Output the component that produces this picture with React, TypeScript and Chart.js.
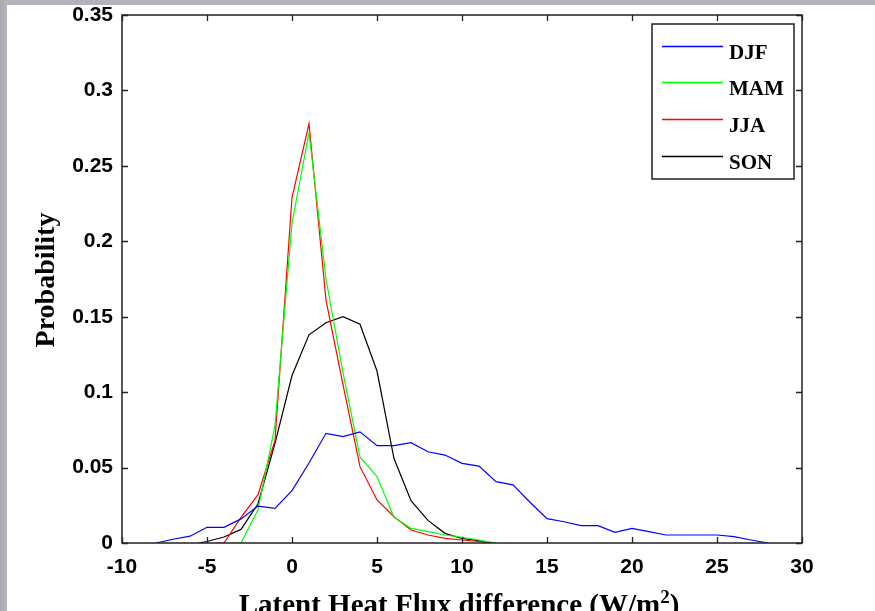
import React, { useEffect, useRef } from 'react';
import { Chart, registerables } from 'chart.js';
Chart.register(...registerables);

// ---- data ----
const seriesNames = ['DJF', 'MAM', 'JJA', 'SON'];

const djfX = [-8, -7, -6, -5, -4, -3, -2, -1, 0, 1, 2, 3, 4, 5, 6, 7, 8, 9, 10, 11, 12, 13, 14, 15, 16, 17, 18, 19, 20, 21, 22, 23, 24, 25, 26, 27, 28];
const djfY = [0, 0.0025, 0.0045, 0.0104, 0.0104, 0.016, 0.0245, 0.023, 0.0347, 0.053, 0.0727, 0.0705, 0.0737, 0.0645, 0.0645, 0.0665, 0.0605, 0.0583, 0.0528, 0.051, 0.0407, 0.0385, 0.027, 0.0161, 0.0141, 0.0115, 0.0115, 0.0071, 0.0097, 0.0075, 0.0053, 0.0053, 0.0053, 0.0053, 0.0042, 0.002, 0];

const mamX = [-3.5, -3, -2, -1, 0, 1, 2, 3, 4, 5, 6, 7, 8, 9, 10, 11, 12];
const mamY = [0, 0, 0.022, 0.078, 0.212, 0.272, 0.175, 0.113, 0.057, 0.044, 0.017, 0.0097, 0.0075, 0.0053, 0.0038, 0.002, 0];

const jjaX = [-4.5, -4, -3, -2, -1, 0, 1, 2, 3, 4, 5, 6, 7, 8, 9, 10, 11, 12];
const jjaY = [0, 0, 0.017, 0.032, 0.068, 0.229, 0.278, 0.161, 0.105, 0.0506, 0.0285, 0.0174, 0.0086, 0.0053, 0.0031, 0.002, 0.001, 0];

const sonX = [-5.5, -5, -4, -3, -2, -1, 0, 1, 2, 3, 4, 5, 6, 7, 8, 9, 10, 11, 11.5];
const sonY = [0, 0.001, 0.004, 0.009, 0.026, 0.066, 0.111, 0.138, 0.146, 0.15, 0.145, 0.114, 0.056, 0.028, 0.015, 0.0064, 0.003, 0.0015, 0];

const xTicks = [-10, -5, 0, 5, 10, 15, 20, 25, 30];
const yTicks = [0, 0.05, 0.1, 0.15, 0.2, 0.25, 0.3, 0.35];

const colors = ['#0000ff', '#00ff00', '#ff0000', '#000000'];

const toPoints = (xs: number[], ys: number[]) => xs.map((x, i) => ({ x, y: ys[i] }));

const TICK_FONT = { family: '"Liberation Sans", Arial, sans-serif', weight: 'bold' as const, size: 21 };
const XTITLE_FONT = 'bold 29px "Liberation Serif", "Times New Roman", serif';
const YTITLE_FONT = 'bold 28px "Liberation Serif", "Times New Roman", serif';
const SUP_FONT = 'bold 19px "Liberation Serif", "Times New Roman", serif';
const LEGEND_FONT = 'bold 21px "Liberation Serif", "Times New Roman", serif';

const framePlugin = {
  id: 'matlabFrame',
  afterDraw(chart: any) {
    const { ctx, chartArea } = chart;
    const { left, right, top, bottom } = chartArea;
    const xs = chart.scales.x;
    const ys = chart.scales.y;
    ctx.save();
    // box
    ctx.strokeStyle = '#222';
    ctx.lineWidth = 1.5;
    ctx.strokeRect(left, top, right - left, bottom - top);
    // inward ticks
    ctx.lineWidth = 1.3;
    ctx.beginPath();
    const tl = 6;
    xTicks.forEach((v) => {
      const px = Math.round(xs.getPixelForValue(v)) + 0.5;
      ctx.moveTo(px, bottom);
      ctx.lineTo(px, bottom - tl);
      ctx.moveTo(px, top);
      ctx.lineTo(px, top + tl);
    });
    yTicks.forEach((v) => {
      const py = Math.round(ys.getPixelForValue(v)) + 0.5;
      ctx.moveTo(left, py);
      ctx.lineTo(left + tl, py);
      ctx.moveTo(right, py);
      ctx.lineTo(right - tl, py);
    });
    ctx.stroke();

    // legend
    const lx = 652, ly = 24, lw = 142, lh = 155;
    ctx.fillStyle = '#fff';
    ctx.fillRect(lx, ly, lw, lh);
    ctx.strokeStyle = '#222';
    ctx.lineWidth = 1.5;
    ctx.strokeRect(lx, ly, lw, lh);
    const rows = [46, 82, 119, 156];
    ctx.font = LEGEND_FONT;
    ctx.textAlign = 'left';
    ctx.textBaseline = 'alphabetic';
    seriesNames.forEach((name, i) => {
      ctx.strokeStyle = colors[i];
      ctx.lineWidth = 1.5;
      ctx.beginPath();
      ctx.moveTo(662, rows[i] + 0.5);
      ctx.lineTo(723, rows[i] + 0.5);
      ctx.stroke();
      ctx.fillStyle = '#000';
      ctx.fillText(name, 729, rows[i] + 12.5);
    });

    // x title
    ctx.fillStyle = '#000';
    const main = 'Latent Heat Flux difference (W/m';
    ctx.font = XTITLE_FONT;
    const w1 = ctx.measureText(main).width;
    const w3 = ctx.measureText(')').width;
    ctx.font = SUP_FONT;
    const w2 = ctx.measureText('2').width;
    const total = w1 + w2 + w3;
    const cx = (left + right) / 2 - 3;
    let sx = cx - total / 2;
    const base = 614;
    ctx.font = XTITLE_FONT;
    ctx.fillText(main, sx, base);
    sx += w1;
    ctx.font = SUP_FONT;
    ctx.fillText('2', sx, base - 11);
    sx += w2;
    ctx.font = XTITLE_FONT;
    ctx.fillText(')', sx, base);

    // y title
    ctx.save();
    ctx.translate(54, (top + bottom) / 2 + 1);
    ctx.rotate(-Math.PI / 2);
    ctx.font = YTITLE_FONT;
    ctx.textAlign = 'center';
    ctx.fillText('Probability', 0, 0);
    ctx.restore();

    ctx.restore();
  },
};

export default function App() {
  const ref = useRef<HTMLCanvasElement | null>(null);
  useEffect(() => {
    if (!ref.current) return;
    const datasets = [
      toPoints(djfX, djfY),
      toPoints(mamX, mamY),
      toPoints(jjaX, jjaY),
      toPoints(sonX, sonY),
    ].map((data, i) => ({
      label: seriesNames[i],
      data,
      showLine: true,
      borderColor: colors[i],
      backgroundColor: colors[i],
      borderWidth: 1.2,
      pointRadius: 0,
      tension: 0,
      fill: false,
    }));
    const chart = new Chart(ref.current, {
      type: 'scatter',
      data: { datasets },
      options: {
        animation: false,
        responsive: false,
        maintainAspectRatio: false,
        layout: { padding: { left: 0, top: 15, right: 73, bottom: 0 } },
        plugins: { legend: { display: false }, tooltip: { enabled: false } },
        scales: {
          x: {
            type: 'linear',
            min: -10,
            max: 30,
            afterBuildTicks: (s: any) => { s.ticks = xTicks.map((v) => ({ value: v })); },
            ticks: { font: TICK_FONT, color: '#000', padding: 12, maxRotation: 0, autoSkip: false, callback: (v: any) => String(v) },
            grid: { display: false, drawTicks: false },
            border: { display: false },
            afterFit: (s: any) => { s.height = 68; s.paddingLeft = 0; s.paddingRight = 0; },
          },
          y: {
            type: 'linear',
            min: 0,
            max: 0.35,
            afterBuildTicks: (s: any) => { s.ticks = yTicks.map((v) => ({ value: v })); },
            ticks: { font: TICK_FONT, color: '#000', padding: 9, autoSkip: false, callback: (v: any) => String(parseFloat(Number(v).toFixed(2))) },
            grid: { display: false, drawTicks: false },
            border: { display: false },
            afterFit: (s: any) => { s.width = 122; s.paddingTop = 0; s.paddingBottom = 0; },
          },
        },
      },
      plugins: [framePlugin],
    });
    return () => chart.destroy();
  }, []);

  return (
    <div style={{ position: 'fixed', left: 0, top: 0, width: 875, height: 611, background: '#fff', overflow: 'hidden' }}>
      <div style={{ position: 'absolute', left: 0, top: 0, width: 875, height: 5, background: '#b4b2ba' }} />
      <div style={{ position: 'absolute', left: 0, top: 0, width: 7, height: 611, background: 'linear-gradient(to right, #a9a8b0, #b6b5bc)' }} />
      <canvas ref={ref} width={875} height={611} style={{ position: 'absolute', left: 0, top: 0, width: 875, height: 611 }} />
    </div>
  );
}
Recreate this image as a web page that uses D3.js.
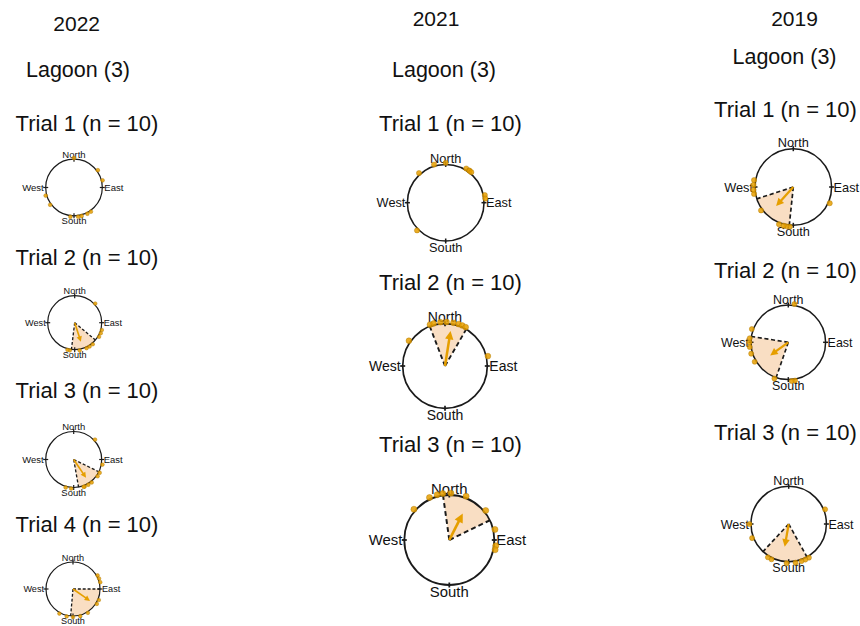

═══

## [Short exercise]
Repeat exactly the lines from the first line of the records above through the line containing "Chart.register(...registerables);", leaving out the pictures.

## [Answer below]
Output the component that produces this picture with React, TypeScript and Chart.js.
import React, { useEffect, useRef } from 'react';
import { Chart, registerables } from 'chart.js';
Chart.register(...registerables);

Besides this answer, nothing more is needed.